Practicing taiji is said to improve strength, flexibility and agility, help balance, reduce inflammation, lower blood pressure, improve heart health and increase energy levels, and to top that off, it can reduce your levels of stress, anxiety and depression. And, because it is a low impact exercise that puts minimal stress on joints and muscles, it’s an activity that can be continued into old age (spend time in any park in China to see the over-80s practicing their forms with elegant ease).
Taiji is really a long game though, and as a complete beginner who was finding the simplest postures, a coordination and memory challenge, I certainly didn’t experience an immediate health boost, nor did I feel very meditative. Instead, I was frustrated at how easy the postures looked when the ever-patient Master Ping demonstrated them, and how conversely difficult they were for me to emulate them with the right alignment.
Other students reported feeling ji (the Chinese word for energy) coursing through their body by the end of a training session, but I just felt tired, sweaty and ravenous. Communal lunches and dinners of simple but delicious food —steaming white rice, stir fried egg and tomato, chunks of tofu with chilli, fried salty peanuts, and piles of beansprouts and steamed greens— were just what was needed to refuel.
I spent my free hours in between morning and afternoon training wandering around the peaceful village of Jima, where old houses lay between emerald-green rice paddies and huge karst mountains covered in lush foliage punctuated the skyline like mossy teeth. This magical landscape is one of the most famous in all of China, having been immortalized in painting and poetry for a thousand years.
It was only on the weekends off training that I really had time to explore the beautiful area surrounding the village.

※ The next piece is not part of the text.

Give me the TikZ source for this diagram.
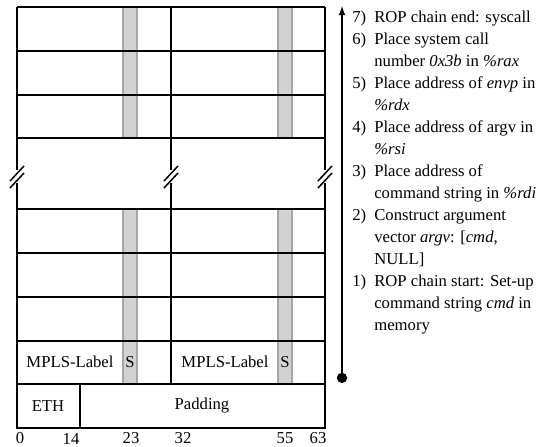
\documentclass[tikz,border=0pt]{standalone}
\usepackage{fontspec}
\setmainfont{Liberation Serif}
\usepackage{array}
\usetikzlibrary{positioning, arrows}
\tikzset{
>=latex, % arrow heads
frame/.style={line width=0.9pt}, % the lines of the table
sbit/.style={fill=gray!35, draw=gray!70, line width=0.7pt}, % the S bit columns
field/.style={inner sep=0pt, font=\fontsize{10}{13.2}\selectfont}, % text in the table
bitnum/.style={inner sep=0pt, font=\fontsize{10}{13.2}\selectfont}, % bit numbers under the table
}

\begin{document}
\begin{tikzpicture}[x=0.6pt, y=-0.6pt]
\useasboundingbox (0,0) rectangle (548,446);
% S bit columns
\foreach \x in {123,278} {
  \draw[sbit] (\x,7) rectangle (\x+14,138);
  \draw[sbit] (\x,209) rectangle (\x+14,384);
}
% rows
\foreach \y in {7,51,95,138,209,253,297,341,384} \draw[frame] (17,\y) -- (325,\y);
% columns with the break
\foreach \x in {17,171,325} {
  \draw[frame] (\x,7) -- (\x,170);
  \draw[frame] (\x,183) -- (\x,384);
  \draw[frame] (\x-7,181) -- (\x+7,166);
  \draw[frame] (\x-7,188) -- (\x+7,173);
}
% last row
\draw[frame] (17,384) -- (17,428) -- (325,428) -- (325,384);
\draw[frame] (80,384) -- (80,428);
\node[field] (lbl1) at (70,362) {MPLS-Label};
\node[field] (s1) at (130,362) {S};
\node[field] (lbl2) at (225,362) {MPLS-Label};
\node[field] (s2) at (285,362) {S};
\node[field] (eth) at (48,406) {ETH};
\node[field] (pad) at (202,406) {Padding};
% bit numbers
\node[bitnum] (b0) at (20,438.5) {0};
\node[bitnum] (b14) at (71,438.5) {14};
\node[bitnum] (b23) at (131,438.5) {23};
\node[bitnum] (b32) at (183,438.5) {32};
\node[bitnum] (b55) at (285,438.5) {55};
\node[bitnum] (b63) at (318,438.5) {63};
% ROP chain
\coordinate (ropstart) at (342,383);
\coordinate (ropend) at (342,6);
\draw[line width=0.9pt, *->] (ropstart) -- (ropend);
\node[field, anchor=north west] (steps) at (352,7) {%
\begin{tabular}{@{}p{8.6pt}@{\hspace{4.6pt}}l@{}}
7) & ROP chain end: syscall\\
6) & Place system call\\
   & number \textit{0x3b} in \textit{\%rax}\\
5) & Place address of \textit{envp} in\\
   & \textit{\%rdx}\\
4) & Place address of argv in\\
   & \textit{\%rsi}\\
3) & Place address of\\
   & command string in \textit{\%rdi}\\
2) & Construct argument\\
   & vector \textit{argv}: [\textit{cmd},\\
   & NULL]\\
1) & ROP chain start: Set-up\\
   & command string \textit{cmd} in\\
   & memory
\end{tabular}};
\end{tikzpicture}
\end{document}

Renting a bicycle, I cycled past the rice paddies, through quiet villages and along serene rivers, and hiked up to the top of Green Lotus Mountain, which towers above the town of Yangshuo and offered the best views of my entire trip in China, a startling panorama of hundreds of karst mountains fading into the far distance like undulating waves. I floated down the Li River between Xingping and Yucun on a traditional bamboo raft to see Guanxi’s most famous scene, which is depicted on the 20 RMB bill: a ribbon of river winding gently between mountains. While signs of China’s unabated development were nearly everywhere, with new construction projects dotted all over the countryside, there was nevertheless a sense of timelessness to this landscape that I felt chimed with the six-thousand-year-old rooting of taiji.
As the days and weeks passed at the school, I made progress in memorizing the sequence of postures, and started easing into the flow of the form. The practice became less about remembering what came next and more about sensing fluidity between postures which brought a mental and physical calmness to my movements. Under Master Ping’s gentle tuition and guidance, I went from uncoordinated, frustrated restless-thoughts beginner to feel more centered, balanced, and just that little bit quieter in my mind. At the end of the three weeks, I tasted a small slice of the magic of taiji and it left me wanting more.